Forest Sámi goahtit from Church town in Árviesjávrrie/Arvidsjaur, Sweden.

(Photo. Krister Stoor)


Verbal art is a folkloristic field that has been the primary focal point of my own research. Yoik is a verbal art, which includes both song and spoken messages. It relates stories of old times; events and it has been transferred across generations. With the new techniques that developed during the 20th century, it was possible to achieve a more comprehensive understanding of yoik. Now it was possible to re-listen to the stories that were told and place them in a context where the performers’ artistic skills, together with their social background and their relation to their audience were evident. Earlier, messages could be lost, but now it was possible to understand the stories better, because a message has a double subjectivity, the sender’s and the receiver’s way of interpreting it. Such details are at risk of going undetected unless the performance can be observed many times. As Richard Bauman (1977) has noted, performance is an important key analysing traditional songs, and it is crucial to consider both the performer and the audience. The performers may change the story, depending on the response of the audience or the listeners’ ability to understand the subject. In most stories one can find knowledge that has been transferred across generations (Vansina 1985).
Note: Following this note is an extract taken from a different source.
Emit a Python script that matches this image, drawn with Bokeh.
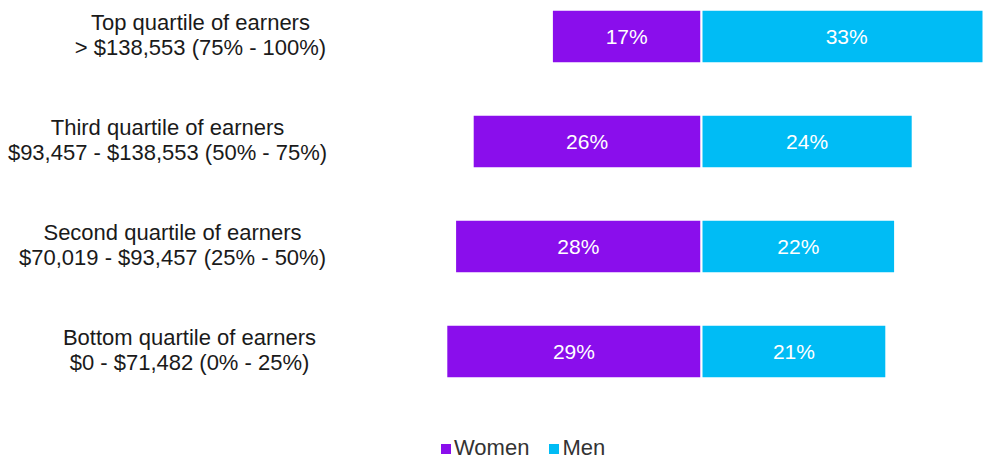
from bokeh.plotting import figure
from bokeh.models import ColumnDataSource, Range1d, Legend, LegendItem
from bokeh.core.properties import value
from bokeh.embed import file_html
from bokeh.resources import INLINE

# ---- data ----
groups = [
    "Top quartile of earners\n> $138,553 (75% - 100%)",
    "Third quartile of earners\n$93,457 - $138,553 (50% - 75%)",
    "Second quartile of earners\n$70,019 - $93,457 (25% - 50%)",
    "Bottom quartile of earners\n$0 - $71,482 (0% - 25%)",
]
women = [17, 26, 28, 29]
men = [33, 24, 22, 21]
series = ["Women", "Men"]

# ---- style / layout ----
W, H = 983, 461
PX = 8.8          # pixels per percentage point
CX = 701          # pixel position of the zero line
ROW = 105         # pixels per category row
TOP = 36          # pixel centre of the first row
LABEL_PX = [200, 167, 172, 189]   # pixel centres of the category label blocks
PURPLE = "#8A0EEC"
CYAN = "#00BCF5"
FONT_NAME = "Liberation Sans"
FONT = value(FONT_NAME)

n = len(groups)
pos = list(range(n - 1, -1, -1))  # top to bottom

src = ColumnDataSource(dict(
    y=pos,
    wl=[-v for v in women],
    mr=men,
    wmid=[-v / 2 for v in women],
    mmid=[v / 2 for v in men],
    wtxt=[f"{v}%" for v in women],
    mtxt=[f"{v}%" for v in men],
    lx=[(px - CX) / PX for px in LABEL_PX],
    ly=[v + 0.015 for v in pos],
    lab=groups,
))

ytop = (n - 1) + TOP / ROW
p = figure(width=W, height=H, output_backend="svg", toolbar_location=None,
           x_range=Range1d(-CX / PX, (W - CX) / PX),
           y_range=Range1d(ytop - H / ROW, ytop),
           x_axis_location=None, y_axis_location=None,
           min_border=0, outline_line_color=None)
p.grid.visible = False

rw = p.hbar(y="y", left="wl", right=0, height=0.51, source=src,
            fill_color=PURPLE, line_color="white", line_width=2)
rm = p.hbar(y="y", left=0, right="mr", height=0.51, source=src,
            fill_color=CYAN, line_color="white", line_width=2)

p.text(x="wmid", y="y", text="wtxt", source=src, text_align="center",
       text_baseline="middle", text_color="white", text_font=FONT,
       text_font_size="21px")
p.text(x="mmid", y="y", text="mtxt", source=src, text_align="center",
       text_baseline="middle", text_color="white", text_font=FONT,
       text_font_size="21px")
p.text(x="lx", y="ly", text="lab", source=src, text_align="center",
       text_baseline="middle", text_color="#1a1a1a", text_font=FONT,
       text_font_size="22px", text_line_height=1.02)

legend = Legend(items=[LegendItem(label=series[0], renderers=[rw]),
                       LegendItem(label=series[1], renderers=[rm])],
                orientation="horizontal", location=(438, 0),
                glyph_width=15, glyph_height=15, label_standoff=1,
                spacing=17, padding=0, margin=0,
                border_line_color=None, background_fill_alpha=0,
                label_text_font=FONT_NAME, label_text_font_size="22px",
                label_text_color="#333333", label_height=22)
p.add_layout(legend)

open("out.html", "w").write(file_html(p, INLINE))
This is one of the reasons this Dialogues and Encounters in the Arctic project is so valuable and important. We need these meetings with elders and stakeholders to have a dialogue about the past. The past is present and shall not be forgotten. This is our responsibilities to serve our elders and to keep our memories alive. Because ancestral knowledge is a powerful ally in times of adversity (Basso 1996:102). The key is enculturation, how do we learn our knowledge? Yes, by trying and trying over and over again. I will not be a master in wood cutting if I do not try and let the real master be the teacher. By failure you will learn. Don't be afraid to make a mistake!


Young man taking care of a draft reindeer during the summer in Laevas čearu, Giron/Kiruna, Sweden. (Photo. Krister Stoor)


In text references

Basso, Keith. 1996. Wisdom Sits in Places. Landscape and Language among the Western Apache. Albuquerque: University of New Mexico Press.

Bauman, Richard. 1977. Verbal Art as performance. Rowley: Newbury House.

Vansina, Jan. 1985. Oral Tradition as History. Madison: University of Wisconsin Press.